The next phase of Gigastack, a renewable hydrogen project, has secured GBP 7.5 million funding as part of the UK’s Department for Business, Energy and Industrial Strategy (BEIS) Hydrogen Supply Competition.
The Gigastack project, led by ITM Power, Ørsted, Phillips 66 Limited, and Element Energy, will show how renewable hydrogen derived from offshore wind can support the UK’s 2050 net-zero greenhouse gas emission target.
As part of the initial feasibility phase of the Gigastack project, which finished in 2019, ITM Power developed designs for a low-cost modular 5MW electrolyser ‘stack’, collaborating with Ørsted to understand the potential synergies with offshore wind farms and with Element Energy to undertake a market analysis and explore business models for the first industrial-scale 100MW electrolysers.
For the second phase of the project, which has now received funding from the department for BEIS, the consortium will conduct a Front-End Engineering Design (FEED) study on a 100MW electrolyser system using staged installations with a nominal capacity of 20MW.
The FEED study will detail the actual design of a hydrogen production system connected to a wind farm and industrial off-taker using ITM Power’s electrolyser stack technology, renewable energy directly from Ørsted’s Hornsea Two offshore wind farm, and with the resulting renewable hydrogen supplied to an industrial off-taker; Phillips 66 Limited’s Humber Refinery.
A key objective of the Gigastack project is to identify and highlight regulatory, commercial and technical challenges for real applications of industrial-scale renewable hydrogen systems.
As part of the second phase, ITM Power will also install and trial both their next-generation electrolyser stack and the semi-automated manufacturing machines required for large-scale and high-volume manufacture of these new large low-cost stacks. This will help validate a complete production system capable of delivering hundreds of megawatts of electrolysers per year.
“Creating renewable hydrogen with offshore wind really has the potential to decarbonise industrial processes, and what is needed now is to scale up the electrolyser technology and bring the cost down,” Anders Christian Nordstrøm, Vice President for Hydrogen, Ørsted, said.

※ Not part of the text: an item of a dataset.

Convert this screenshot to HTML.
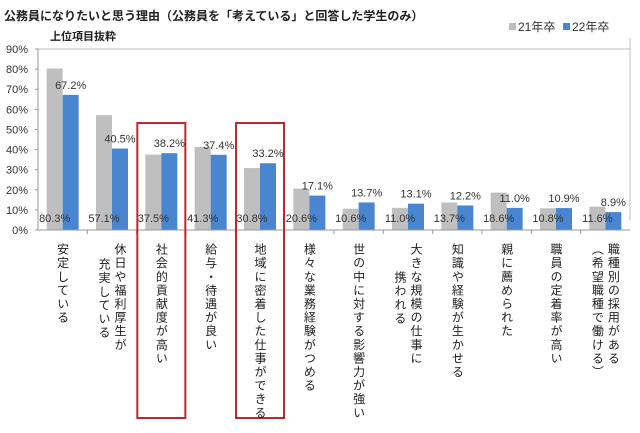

”We’ve seen this happen in offshore wind. With industry and government working together, there has been a rapid deployment and a huge cost reduction. This project aims to do the same with hydrogen. At the right cost, this technology has the potential to play a huge role in meeting the UK’s decarbonisation targets. We’re excited to be part of this project in the Humber region where we are already very active, including constructing the biggest offshore wind farms in the world, Hornsea One and Two, and with them setting the global standard for deployment of offshore wind at scale.”